The Rocks Off 100: Ramblin' Chase Hamblin, the Man Who Will Be Paid
Welcome to the Rocks Off 100, our portrait gallery of the most compelling profiles and personalities in the far-flung Houston music community -- a lot more than just musicians, but of course they're in there too.
Who? Who? The very idea that I even have to tell you who Chase Hamblin is makes me feel all weird inside. On the other hand, maybe you just woke up from a coma or something. So first off, congratulations and we wish you well on the road to full recovery, and second, you've got to hear this cat.
Photo by Jeff Hunter
He's a talented troubadour in the classic fashion, a singer-songwriter with an uncanny knack for wedding folk melodies to cutting, introspective lyrics. His 2009 EP A Fine Time made many, many best-of lists for its pop power and deep digs at the modern world. Plus it's only $5, so open a new tab and come back when you're living in a better world for clicking that link.
Luckily, Hamblin is due to release a full-length affair early this year, so keep an eye out for more information when a date for VAUdeVILLE is announced.

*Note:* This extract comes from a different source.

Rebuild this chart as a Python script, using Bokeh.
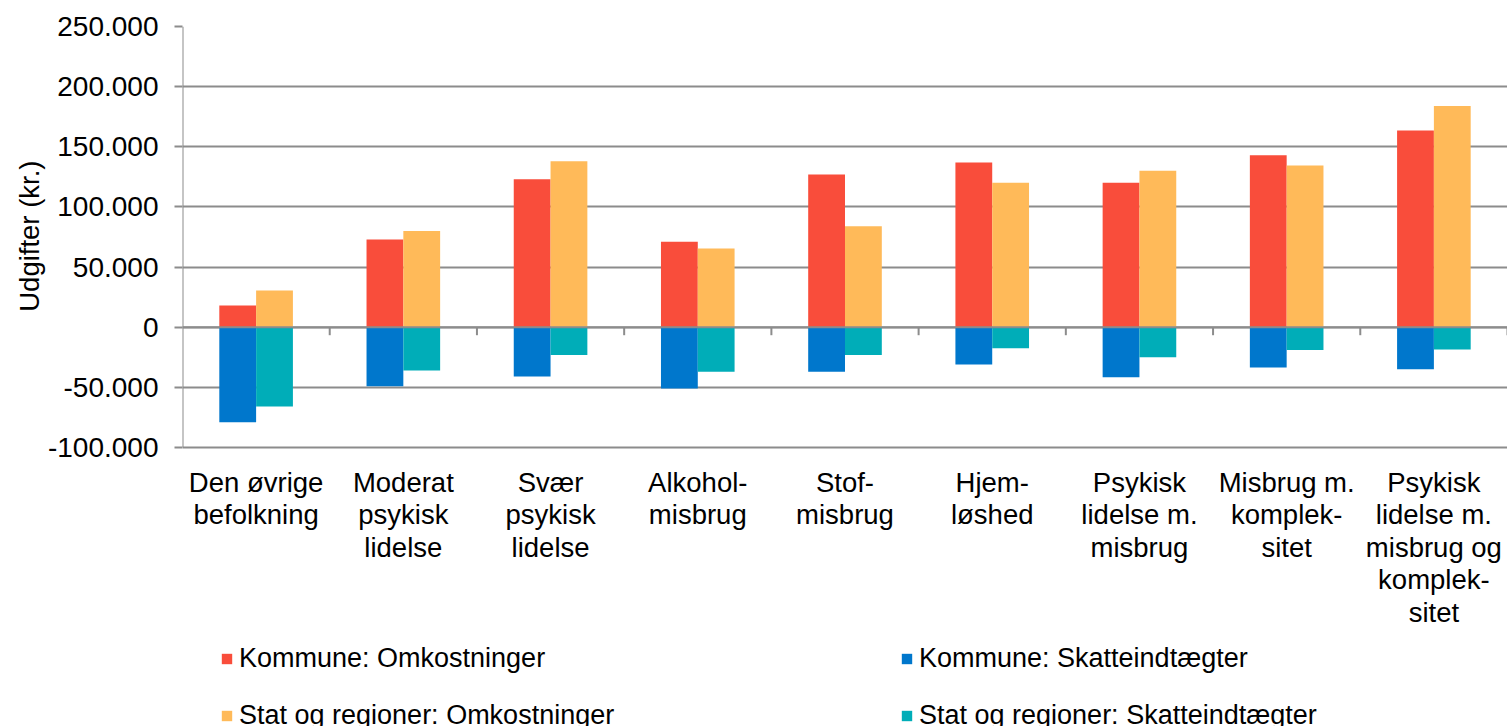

Home Base: When writing, you can find Hamblin in the extremely haunted Elder Street Lofts channeling brilliance over the bones of old Confederate soldiers. Once it's time to whip his band, The Roustabouts, into shape, they move over to the Sterrett Street Studios, which they share with the Sideshow Tramps. You can also find him at laying down tracks at SugarHill.
Hamblin has probably played every available venue in the city, but he holds Fitzgerald's and The Continental Club most dear. The Continental he enjoys for the built-in audience and the atmosphere, while Fitz's has a greatly improved sound system that has made it more than one Houston musician's new favorite haunt.

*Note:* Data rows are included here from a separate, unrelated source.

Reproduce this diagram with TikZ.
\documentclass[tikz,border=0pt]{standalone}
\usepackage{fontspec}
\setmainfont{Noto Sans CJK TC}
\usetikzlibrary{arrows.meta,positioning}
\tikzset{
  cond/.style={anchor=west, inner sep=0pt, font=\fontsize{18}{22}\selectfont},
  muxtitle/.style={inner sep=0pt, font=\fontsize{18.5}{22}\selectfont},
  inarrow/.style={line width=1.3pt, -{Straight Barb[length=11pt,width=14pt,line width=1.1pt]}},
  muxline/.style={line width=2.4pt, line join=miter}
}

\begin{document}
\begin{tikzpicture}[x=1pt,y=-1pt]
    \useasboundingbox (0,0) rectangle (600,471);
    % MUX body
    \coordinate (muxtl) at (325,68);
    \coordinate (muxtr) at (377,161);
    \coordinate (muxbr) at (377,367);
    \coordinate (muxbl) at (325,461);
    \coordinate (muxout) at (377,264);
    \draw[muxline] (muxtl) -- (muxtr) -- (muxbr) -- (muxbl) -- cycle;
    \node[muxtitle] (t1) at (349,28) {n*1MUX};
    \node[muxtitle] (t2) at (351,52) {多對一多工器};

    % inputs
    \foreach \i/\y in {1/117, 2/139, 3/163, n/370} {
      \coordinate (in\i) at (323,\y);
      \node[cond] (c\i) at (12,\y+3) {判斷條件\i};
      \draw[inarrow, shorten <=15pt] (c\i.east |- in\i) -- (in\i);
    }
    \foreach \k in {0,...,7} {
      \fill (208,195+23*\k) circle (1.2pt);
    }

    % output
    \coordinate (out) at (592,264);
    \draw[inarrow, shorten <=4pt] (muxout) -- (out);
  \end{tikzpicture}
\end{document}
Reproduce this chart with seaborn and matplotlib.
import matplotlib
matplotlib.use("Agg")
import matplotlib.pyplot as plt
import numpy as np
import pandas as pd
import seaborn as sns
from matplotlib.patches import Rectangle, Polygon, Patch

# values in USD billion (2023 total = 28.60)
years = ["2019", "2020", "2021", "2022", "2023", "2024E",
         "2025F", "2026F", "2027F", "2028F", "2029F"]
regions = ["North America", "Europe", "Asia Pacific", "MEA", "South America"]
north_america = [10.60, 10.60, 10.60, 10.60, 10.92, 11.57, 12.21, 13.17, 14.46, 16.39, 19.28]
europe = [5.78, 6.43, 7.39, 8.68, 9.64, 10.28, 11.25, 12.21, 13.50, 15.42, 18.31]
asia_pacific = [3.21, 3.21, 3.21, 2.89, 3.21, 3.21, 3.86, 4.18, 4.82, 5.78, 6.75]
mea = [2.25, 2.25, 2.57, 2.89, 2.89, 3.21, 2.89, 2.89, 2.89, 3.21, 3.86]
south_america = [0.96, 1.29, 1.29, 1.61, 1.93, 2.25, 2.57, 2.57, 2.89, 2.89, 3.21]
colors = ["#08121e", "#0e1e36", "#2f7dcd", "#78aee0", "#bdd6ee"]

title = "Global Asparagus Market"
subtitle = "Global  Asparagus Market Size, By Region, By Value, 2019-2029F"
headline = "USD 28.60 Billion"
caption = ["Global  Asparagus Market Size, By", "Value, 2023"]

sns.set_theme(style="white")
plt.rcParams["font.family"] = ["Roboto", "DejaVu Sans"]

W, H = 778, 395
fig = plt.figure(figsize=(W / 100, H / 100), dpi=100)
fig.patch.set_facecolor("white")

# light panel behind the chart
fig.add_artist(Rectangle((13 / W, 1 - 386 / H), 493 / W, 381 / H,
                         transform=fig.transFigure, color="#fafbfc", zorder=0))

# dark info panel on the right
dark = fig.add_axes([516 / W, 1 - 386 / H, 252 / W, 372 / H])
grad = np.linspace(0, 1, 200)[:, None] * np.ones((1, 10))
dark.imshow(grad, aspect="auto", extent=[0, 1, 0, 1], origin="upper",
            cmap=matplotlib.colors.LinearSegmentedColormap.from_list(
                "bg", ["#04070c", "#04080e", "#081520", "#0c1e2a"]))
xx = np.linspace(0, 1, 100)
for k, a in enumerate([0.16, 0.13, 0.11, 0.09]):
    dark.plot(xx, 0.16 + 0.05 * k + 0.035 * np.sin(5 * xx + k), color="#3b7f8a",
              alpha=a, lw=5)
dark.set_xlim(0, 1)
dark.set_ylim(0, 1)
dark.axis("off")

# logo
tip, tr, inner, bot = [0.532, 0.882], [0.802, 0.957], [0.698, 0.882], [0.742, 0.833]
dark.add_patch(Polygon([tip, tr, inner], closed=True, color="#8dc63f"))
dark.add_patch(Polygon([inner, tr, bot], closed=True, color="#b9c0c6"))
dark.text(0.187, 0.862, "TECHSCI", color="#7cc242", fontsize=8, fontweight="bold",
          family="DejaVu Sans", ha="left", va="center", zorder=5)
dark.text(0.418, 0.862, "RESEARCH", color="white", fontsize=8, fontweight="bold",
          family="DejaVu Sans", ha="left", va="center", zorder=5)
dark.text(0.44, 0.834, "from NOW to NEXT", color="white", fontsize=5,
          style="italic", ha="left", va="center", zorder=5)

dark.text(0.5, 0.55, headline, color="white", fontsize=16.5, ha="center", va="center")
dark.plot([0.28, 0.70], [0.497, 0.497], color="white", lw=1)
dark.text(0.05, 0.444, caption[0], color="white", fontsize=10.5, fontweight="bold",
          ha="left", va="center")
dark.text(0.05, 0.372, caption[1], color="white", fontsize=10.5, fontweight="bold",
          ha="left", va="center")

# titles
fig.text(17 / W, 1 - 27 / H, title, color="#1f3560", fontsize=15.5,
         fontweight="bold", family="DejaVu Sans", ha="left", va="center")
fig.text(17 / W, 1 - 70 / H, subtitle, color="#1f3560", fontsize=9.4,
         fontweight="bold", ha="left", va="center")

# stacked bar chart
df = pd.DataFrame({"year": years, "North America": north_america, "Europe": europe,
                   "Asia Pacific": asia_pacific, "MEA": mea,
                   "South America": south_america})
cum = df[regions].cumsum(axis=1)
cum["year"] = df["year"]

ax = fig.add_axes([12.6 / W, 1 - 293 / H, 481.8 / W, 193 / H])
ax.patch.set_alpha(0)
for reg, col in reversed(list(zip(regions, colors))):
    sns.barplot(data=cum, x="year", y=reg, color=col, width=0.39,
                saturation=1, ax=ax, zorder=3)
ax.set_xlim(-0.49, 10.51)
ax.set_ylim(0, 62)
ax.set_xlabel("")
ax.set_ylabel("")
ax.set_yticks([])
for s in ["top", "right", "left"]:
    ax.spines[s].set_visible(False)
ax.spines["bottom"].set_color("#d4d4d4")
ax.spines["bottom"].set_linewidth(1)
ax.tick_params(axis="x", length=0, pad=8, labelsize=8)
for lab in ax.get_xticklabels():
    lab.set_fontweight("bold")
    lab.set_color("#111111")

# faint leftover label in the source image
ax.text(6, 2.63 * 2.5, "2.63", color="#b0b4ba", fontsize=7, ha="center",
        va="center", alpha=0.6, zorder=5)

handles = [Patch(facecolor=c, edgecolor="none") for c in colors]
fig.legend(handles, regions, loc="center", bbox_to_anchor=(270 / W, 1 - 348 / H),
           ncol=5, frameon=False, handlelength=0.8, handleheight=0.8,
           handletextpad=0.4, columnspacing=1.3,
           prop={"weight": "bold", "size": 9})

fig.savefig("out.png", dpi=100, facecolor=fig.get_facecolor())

Good War Story: "One of the best war stories I have comes from a gig I did with my '60s British Invasion cover band, Picture Book," Hamblin opens. "We played the anniversary of a fancy steakhouse in the Galleria, which I cannot name for legal reasons."

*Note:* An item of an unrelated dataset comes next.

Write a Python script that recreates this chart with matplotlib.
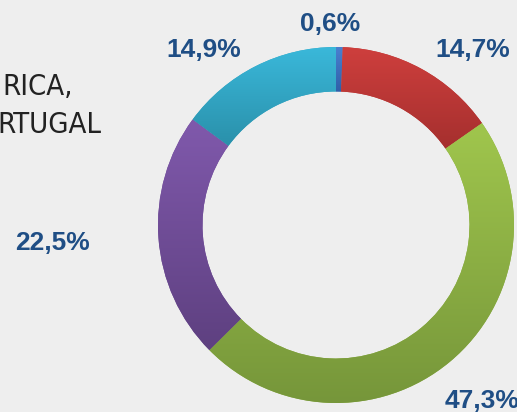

The World's Most Interesting Man was there, a lot of photographers and a ritzy, upscale crowd. We played three sets over four hours and management said we were doing great. The crowd loved us; we were playing requests and doing them well.
At the end of the night the owner, whom I had never even met, came up to me cursing and threatened not to pay us because he said we played way too loud. Keep in mind we were booked to play The Who, Led Zeppelin, Rolling Stones, etc. He took me to a back room to try to intimidate me. I tried to explain that we have a contract, that he could have told us at any point over four hours to turn down, that his customers and managers loved us, etc.
After he continued to belittle and insult me, I finally broke. I got up, spat on his floor, told him to copulate with himself, and then marched back into the bar area where we played. I jumped up on my amp and yelled out, 'Hey, who here enjoyed us playing tonight!?' Everyone in the joint cheered. 'Oh yeah, well the owner of this place is trying to not pay us for a four-hour gig!'
People starting looking around going 'What? What?' The photographers started shooting me. The assistant manager came running over pleading for me to come down and be quiet. I said, 'Not until you pay us. I know all the press in town. I'll tell everyone if you try to screw us!'
Sure enough, they took our bassist outside and paid him. I gained a lot of respect from my bandmates that night. Haven't been asked back, though, and was advised to not speak.